A downside of galvanized steel pipes is that they are heavy, which makes them difficult to work with.
They’re also prone to internal rusting, caused by the zinc coating. Plus, lines can clog over time, which creates reduced water pressure.
If the pipes become corroded, lead can be released into the tap water, and the water can become discolored.
Cast Iron Plumbing Pipes
Cast iron piping can be found in older homes, and despite an aged appearance, this is a viable type of piping that can be used until it rusts through completely. It’s usually used in sewer lines and is more substantial than other pipes.
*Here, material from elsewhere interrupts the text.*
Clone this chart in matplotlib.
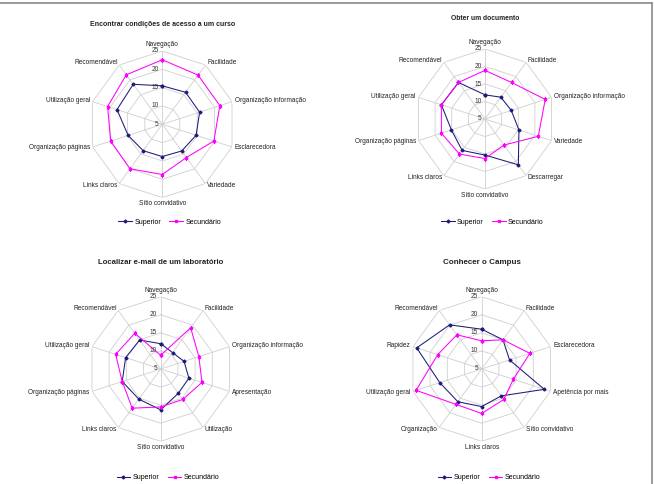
import numpy as np
import matplotlib
matplotlib.use("Agg")
import matplotlib.pyplot as plt
from matplotlib.lines import Line2D

plt.rcParams['font.family'] = ['Liberation Sans', 'DejaVu Sans']

# ---------------- data ----------------
titles = ["Encontrar condições de acesso a um curso", "Obter um documento",
          "Localizar e-mail de um laboratório", "Conhecer o Campus"]
series_names = ["Superior", "Secundário"]
radial_ticks = [5, 10, 15, 20, 25]

cats1 = ["Navegação", "Facilidade", "Organização informação", "Esclarecedora", "Variedade",
         "Sítio convidativo", "Links claros", "Organização páginas", "Utilização geral", "Recomendável"]
sup1 = [15.5, 15.8, 15.7, 14.7, 14.0, 13.8, 13.9, 14.8, 18.0, 18.5]
sec1 = [22.6, 21.6, 21.5, 19.8, 16.2, 18.7, 20.0, 19.8, 20.7, 21.7]

cats2 = ["Navegação", "Facilidade", "Organização informação", "Variedade", "Descarregar",
         "Sítio convidativo", "Links claros", "Organização páginas", "Utilização geral", "Recomendável"]
sup2 = [11.9, 12.7, 12.9, 15.2, 21.2, 15.3, 16.1, 15.1, 18.1, 17.9]
sec2 = [18.9, 17.9, 23.1, 21.0, 14.2, 16.3, 17.4, 18.1, 18.1, 17.9]

cats3 = ["Navegação", "Facilidade", "Organização informação", "Apresentação", "Utilização",
         "Sítio convidativo", "Links claros", "Organização páginas", "Utilização geral", "Recomendável"]
sup3 = [12.0, 10.6, 11.8, 13.2, 13.3, 16.3, 15.3, 16.2, 15.2, 14.9]
sec3 = [8.8, 19.1, 16.1, 17.0, 15.4, 15.5, 18.4, 16.2, 18.1, 17.2]

cats4 = ["Navegação", "Facilidade", "Esclarecedora", "Apetência por mais", "Sítio convidativo",
         "Links claros", "Organização", "Utilização geral", "Rapidez", "Recomendável"]
sup4 = [16.0, 15.0, 13.1, 23.2, 14.2, 15.4, 16.2, 17.2, 23.9, 20.1]
sec4 = [12.8, 15.0, 19.0, 14.2, 15.4, 17.3, 17.1, 24.1, 17.8, 16.7]

# ---------------- layout (pixels) ----------------
W, H = 654, 484
panels = [
    dict(cats=cats1, sup=sup1, sec=sec1, title=titles[0], c=(162.3, 124.3), R=73.3, ty=24, leg=222, tfs=5.0),
    dict(cats=cats2, sup=sup2, sec=sec2, title=titles[1], c=(485.0, 119.0), R=70.0, ty=19, leg=222, tfs=4.9),
    dict(cats=cats3, sup=sup3, sec=sec3, title=titles[2], c=(160.7, 369.0), R=72.3, ty=263, leg=477.5, tfs=5.6),
    dict(cats=cats4, sup=sup4, sec=sec4, title=titles[3], c=(481.7, 369.0), R=72.3, ty=263, leg=477.5, tfs=5.8),
]

navy = "#1c1c78"
magenta = "#ff00ff"
gridc = "#cfcfcf"
fs = 4.7

fig = plt.figure(figsize=(W / 100, H / 100), dpi=100)
fig.patch.set_facecolor("white")

for p in panels:
    cx, cy = p["c"]
    R = p["R"]
    ax = fig.add_axes([(cx - R) / W, 1 - (cy + R) / H, 2 * R / W, 2 * R / H], projection="polar")
    ax.set_theta_zero_location("N")
    ax.set_theta_direction(-1)
    ax.set_ylim(5, 25)
    ax.grid(False)
    ax.spines["polar"].set_visible(False)
    ax.set_xticks([])
    ax.set_yticks([])
    ax.patch.set_alpha(0)

    n = len(p["cats"])
    th = np.linspace(0, 2 * np.pi, n, endpoint=False)
    thc = np.concatenate([th, th[:1]])

    for r in radial_ticks[1:]:
        ax.plot(thc, [r] * (n + 1), color=gridc, lw=0.6, zorder=1)
    for t in th:
        ax.plot([t, t], [5, 25], color=gridc, lw=0.6, zorder=1)

    for v in radial_ticks:
        ax.annotate(str(v), xy=(0, v), xytext=(-2.5, 0), textcoords="offset points",
                    ha="right", va="center", fontsize=fs, color="#333333", zorder=5)

    for t, lab in zip(th, p["cats"]):
        s, c = np.sin(t), np.cos(t)
        ha = "left" if s > 0.1 else ("right" if s < -0.1 else "center")
        va = "bottom" if c > 0.9 else ("top" if c < -0.9 else "center")
        ax.annotate(lab, xy=(t, 25), xytext=(2.0 * s, 2.0 * c), textcoords="offset points",
                    ha=ha, va=va, fontsize=fs, color="#222222", annotation_clip=False)

    sup = list(p["sup"]) + [p["sup"][0]]
    sec = list(p["sec"]) + [p["sec"][0]]
    ax.plot(thc, sup, color=navy, lw=0.75, marker="D", markersize=1.5,
            label=series_names[0], zorder=3)
    ax.plot(thc, sec, color=magenta, lw=0.75, marker="s", markersize=2.1,
            label=series_names[1], zorder=4)

    ly = 0.5 - (p["leg"] - cy) / (2 * R)
    ax.legend(loc="center", bbox_to_anchor=(0.55, ly), ncol=2,
              frameon=False, fontsize=fs + 0.3, handlelength=2.0, columnspacing=1.2,
              handletextpad=0.3, borderaxespad=0)

    fig.text(cx / W, 1 - p["ty"] / H, p["title"], ha="center", va="center",
             fontsize=p["tfs"], fontweight="bold", color="#222222")

# outer frame lines (top and right)
fig.add_artist(Line2D([0, 652 / W], [1 - 2.5 / H, 1 - 2.5 / H], color="#8a8a8a", lw=1.2))
fig.add_artist(Line2D([652 / W, 652 / W], [0, 1 - 2.5 / H], color="#8a8a8a", lw=1.2))

fig.savefig("out.png", dpi=100)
Joints are either bell-and-spigot or threaded. Threaded joints are more expensive.
The smallest size of this pipe is 4 inches. Since cast iron is extremely heavy, it has to be supported while the joint is assembled.
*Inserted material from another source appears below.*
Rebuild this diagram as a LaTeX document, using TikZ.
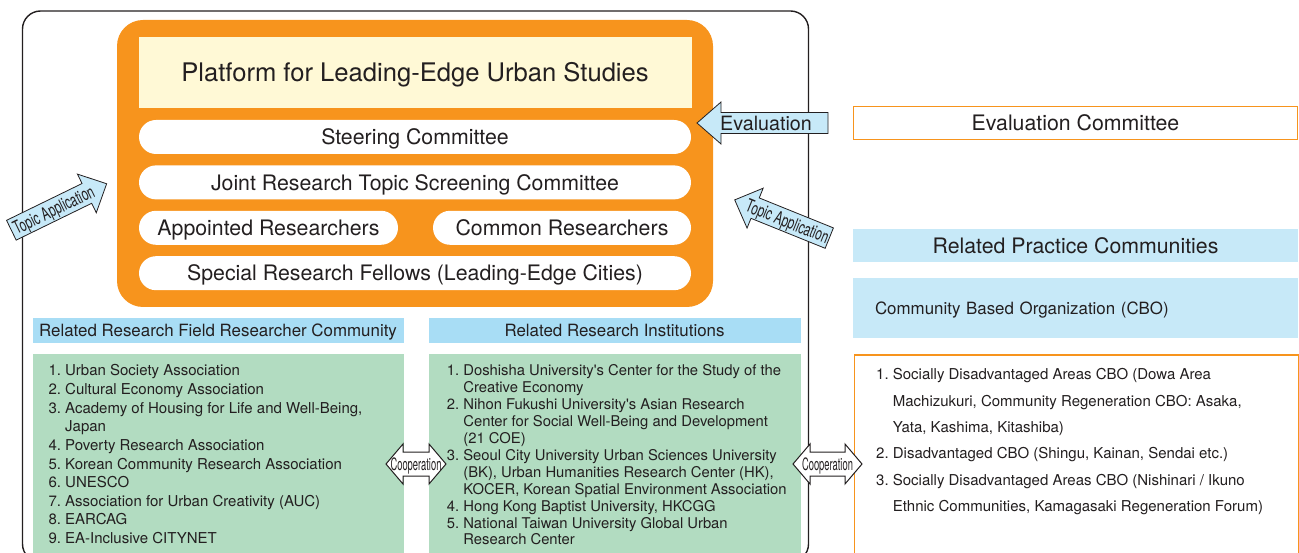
\documentclass[tikz,border=0pt]{standalone}
\usepackage{fontspec}
\setmainfont{TeX Gyre Heros}[Ligatures=TeXOff]
\usetikzlibrary{positioning}

\definecolor{platorange}{RGB}{247,148,29}
\definecolor{platyellow}{RGB}{255,249,214}
\definecolor{headblue}{RGB}{168,221,245}
\definecolor{paleblue}{RGB}{199,233,248}
\definecolor{listgreen}{RGB}{178,220,193}
\definecolor{inkgray}{RGB}{35,31,32}

% arrow outlines: half length, half shaft, half head, head length
\newcommand{\singlearrowpath}[4]{%
  (-#1,-#2) -- ({#1-#4},-#2) -- ({#1-#4},-#3) -- (#1,0) -- ({#1-#4},#3) -- ({#1-#4},#2) -- (-#1,#2) -- cycle}
\newcommand{\doublearrowpath}[4]{%
  (-#1,0) -- ({#4-#1},-#3) -- ({#4-#1},-#2) -- ({#1-#4},-#2) -- ({#1-#4},-#3) -- (#1,0) -- ({#1-#4},#3) -- ({#1-#4},#2) -- ({#4-#1},#2) -- ({#4-#1},#3) -- cycle}

\tikzset{
  pill/.style={fill=white, rounded corners=17pt, minimum height=34pt,
    font=\fontsize{21.3}{25}\selectfont, text height=15.3pt, text depth=0pt},
  headbar/.style={fill=headblue, minimum height=25pt,
    font=\fontsize{16.9}{20}\selectfont, text height=12.2pt, text depth=0pt},
  listbox/.style={fill=listgreen, anchor=north west},
  listtext/.style={anchor=base west, align=left},
  bluearrow/.style={fill=paleblue, draw=inkgray, line width=.8pt},
  cooparrow/.style={fill=white, draw=inkgray, line width=1pt},
  topiclabel/.style={font=\fontsize{18}{18}\selectfont, text height=13pt, text depth=0pt},
  cooplabel/.style={font=\fontsize{17}{17}\selectfont, text height=12.2pt, text depth=0pt},
  sidebox/.style={minimum width=444pt, font=\fontsize{21.3}{25}\selectfont, text height=15.3pt, text depth=0pt}
}

\begin{document}
\begin{tikzpicture}[x=1pt, y=-1pt, inner sep=0pt, text=inkgray]
\clip (0,0) rectangle (1299,553);

% outer frame
\draw[line width=1.4pt, draw=inkgray, rounded corners=18pt] (22.5,11) rectangle (808.5,562);

% platform
\node[fill=platorange, rounded corners=26pt, minimum width=596pt, minimum height=287pt] (platform) at (415,163.5) {};
\node[fill=platyellow, minimum width=553pt, minimum height=71pt,
  font=\fontsize{25.6}{30}\selectfont, text height=18.4pt, text depth=0pt] (title) at (415,72.5) {Platform for Leading-Edge Urban Studies};
\node[pill, minimum width=552pt] (steering) at (415,137) {Steering Committee};
\node[pill, minimum width=552pt, below=11pt of steering] (screening) {Joint Research Topic Screening Committee};
\node[pill, minimum width=259pt, below=11pt of screening.south west, anchor=north west] (appointed) {Appointed Researchers};
\node[pill, minimum width=258pt, below=11pt of screening.south east, anchor=north east] (common) {Common Researchers};
\node[pill, minimum width=552pt, below=11pt of appointed.south west, anchor=north west] (fellows) {Special Research Fellows (Leading-Edge Cities)};

% researcher community
\node[headbar, minimum width=371pt] (fieldhead) at (218,330.5) {Related Research Field Researcher Community};
\node[listbox, minimum width=371pt, minimum height=210pt] (fieldlist) at (32.5,353.5) {};
\node[listtext, font=\fontsize{15}{18.6}\selectfont] (fielditems) at (48.3,376) {%
  \begin{tabular}[t]{@{}l@{\hspace{.278em}}l@{}}
  1. & Urban Society Association\\
  2. & Cultural Economy Association\\
  3. & Academy of Housing for Life and Well-Being,\\
     & Japan\\
  4. & Poverty Research Association\\
  5. & Korean Community Research Association\\
  6. & UNESCO\\
  7. & Association for Urban Creativity (AUC)\\
  8. & EARCAG\\
  9. & EA-Inclusive CITYNET
  \end{tabular}};

% institutions
\node[headbar, minimum width=372pt] (insthead) at (614.5,330.5) {Related Research Institutions};
\node[listbox, minimum width=372pt, minimum height=210pt] (instlist) at (428.5,353.5) {};
\node[listtext, font=\fontsize{14.8}{16.9}\selectfont] (institems) at (446.7,376) {%
  \begin{tabular}[t]{@{}l@{\hspace{.278em}}l@{}}
  1. & Doshisha University's Center for the Study of the\\
     & Creative Economy\\
  2. & Nihon Fukushi University's Asian Research\\
     & Center for Social Well-Being and Development\\
     & (21 COE)\\
  3. & Seoul City University Urban Sciences University\\
     & (BK), Urban Humanities Research Center (HK),\\
     & KOCER, Korean Spatial Environment Association\\
  4. & Hong Kong Baptist University, HKCGG\\
  5. & National Taiwan University Global Urban\\
     & Research Center
  \end{tabular}};

% practice side
\node[sidebox, draw=platorange, line width=1.3pt, fill=white, minimum height=33pt] (evalcom) at (1075.5,123) {Evaluation Committee};
\node[sidebox, fill=paleblue, minimum width=445pt, minimum height=33pt] (practicehead) at (1075.5,246) {Related Practice Communities};
\node[fill=paleblue, minimum width=445pt, minimum height=60pt, text width=401pt, inner xsep=22pt, align=left,
  font=\fontsize{16.9}{20}\selectfont, text height=12.2pt, text depth=0pt] (cbo) at (1075.5,308.5) {Community Based Organization (CBO)};
\node[draw=platorange, line width=1.3pt, fill=white, minimum width=444pt, minimum height=230pt, anchor=north west] (cbolist) at (853.5,354.5) {};
\node[listtext, font=\fontsize{15}{26.3}\selectfont] (cboitems) at (876,380) {%
  \begin{tabular}[t]{@{}l@{\hspace{.278em}}l@{}}
  1. & Socially Disadvantaged Areas CBO (Dowa Area\\
     & Machizukuri, Community Regeneration CBO: Asaka,\\
     & Yata, Kashima, Kitashiba)\\
  2. & Disadvantaged CBO (Shingu, Kainan, Sendai etc.)\\
  3. & Socially Disadvantaged Areas CBO (Nishinari / Ikuno\\
     & Ethnic Communities, Kamagasaki Regeneration Forum)
  \end{tabular}};

% evaluation arrow
\begin{scope}[shift={(762.5,123)}, xscale=-1]
  \draw[bluearrow] \singlearrowpath{65.5}{10.5}{21}{24};
  \node[font=\fontsize{19.7}{20}\selectfont, text height=14.2pt, text depth=0pt] (evaltag) at (-3.5,0) {Evaluation};
\end{scope}

% topic application arrows
\begin{scope}[shift={(59,207)}, rotate=26]
  \draw[bluearrow] \singlearrowpath{53}{11}{21.5}{22};
  \node[topiclabel, rotate=26] (topicleft) at (-6,0) {\scalebox{.65}[1]{Topic Application}};
\end{scope}
\begin{scope}[shift={(782,219)}, rotate=-22, xscale=-1]
  \draw[bluearrow] \singlearrowpath{51}{11}{21.5}{22};
  \node[topiclabel, rotate=-22] (topicright) at (-6,0) {\scalebox{.65}[1]{Topic Application}};
\end{scope}

% cooperation arrows
\begin{scope}[shift={(416,464)}]
  \draw[cooparrow] \doublearrowpath{30}{12}{20}{17};
  \node[cooplabel] (coopleft) at (0,0) {\scalebox{.55}[1]{Cooperation}};
\end{scope}
\begin{scope}[shift={(827.5,464)}]
  \draw[cooparrow] \doublearrowpath{34.5}{12}{20}{17};
  \node[cooplabel] (coopright) at (0,0) {\scalebox{.55}[1]{Cooperation}};
\end{scope}
\end{tikzpicture}
\end{document}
Polyvinyl Chloride (PVC) Plastic Plumbing Pipes
PVC pipe is lighter to work with than galvanized steel. It’s used for hot and cold potable water, and also for sewage. PVC pipe varies in the configuration and thickness depending on where it’s going to be used. PVC pipes that are used for sewer pipes are not the same ones that are used for pressure water pipes. PVC pipes designated for potable water applications are marked with either an “NSF-61” or an “NSF-PW” to show that they comply with health requirements of NSF/ANSI Standard 6.
PVC plastic plumbing pipes don’t corrode, degrade or rust over time. This type of pipe is excellent for toilets, bathtub drain lines, sinks and vent stacks. It also stands up to high water pressure.
The downside of PVC piping is that it can’t handle hot water. Pipes will warp when the water is too hot.
CPVC Plastic Plumbing Pipes
CPVC is easy to work with which make them the perfect pipe for DIYers. It can be used for both hot and cold water supply. These pipes also contain extra chlorine, ensuring safer drinking water. They are also more flexible than using PVC pipes.
However, CPVC pipe will split if frozen, and old pipes can’t be recycled.
Cross-Linked Polyethylene Plumbing Pipes
This type of piping is also called PEX piping, and it’s used only for water supply lines. It’s a favorite pipe of DIYers because it’s flexible, color-coded, light to work with, easy to cut and easy to join. It requires minimal maintenance, installs quickly, and is leak free. It passes through walls easily, and one piece can extend across an entire house. Cross-linked polyethylene plumbing pipes are heat resistant and can be used for both cold and hot water.
Note that this type of piping can’t be used outdoors because the plastic layer can be damaged by UV rays of the sun. Also, initial cost is high, but that’s offset by little to no maintenance.
What Type of Plumbing Pipe is Best?
When considering which type of plumbing pipe is best, it comes down to the type that’s best for the job at hand. Here are the best choices for homeowners.
PEX or Cross-Linked Polyethylene Plumbing Pipes: PEX can be passed through walls, around corners and other obstructions without any seams. There’s no soldering where joints are needed. It easily used by DIYers, leak-free and installs quickly. Cost is around $30 for 100 feet.
CPVC: Another great plumbing pipe for DIYers. It doesn’t require any special skills or tools. It can be cut easily with a handsaw and put it together with adhesives and matching fittings. Cost is around $50 for 100 feet.
PVC: It can be used for both hot and cold water and for sewage. Different size and grades of pipe can be used according to what the job needs.
When buying types of pipes for plumbing, be sure to choose the right one for the job. New piping for plumbing should always be used where it’s supposed to be used.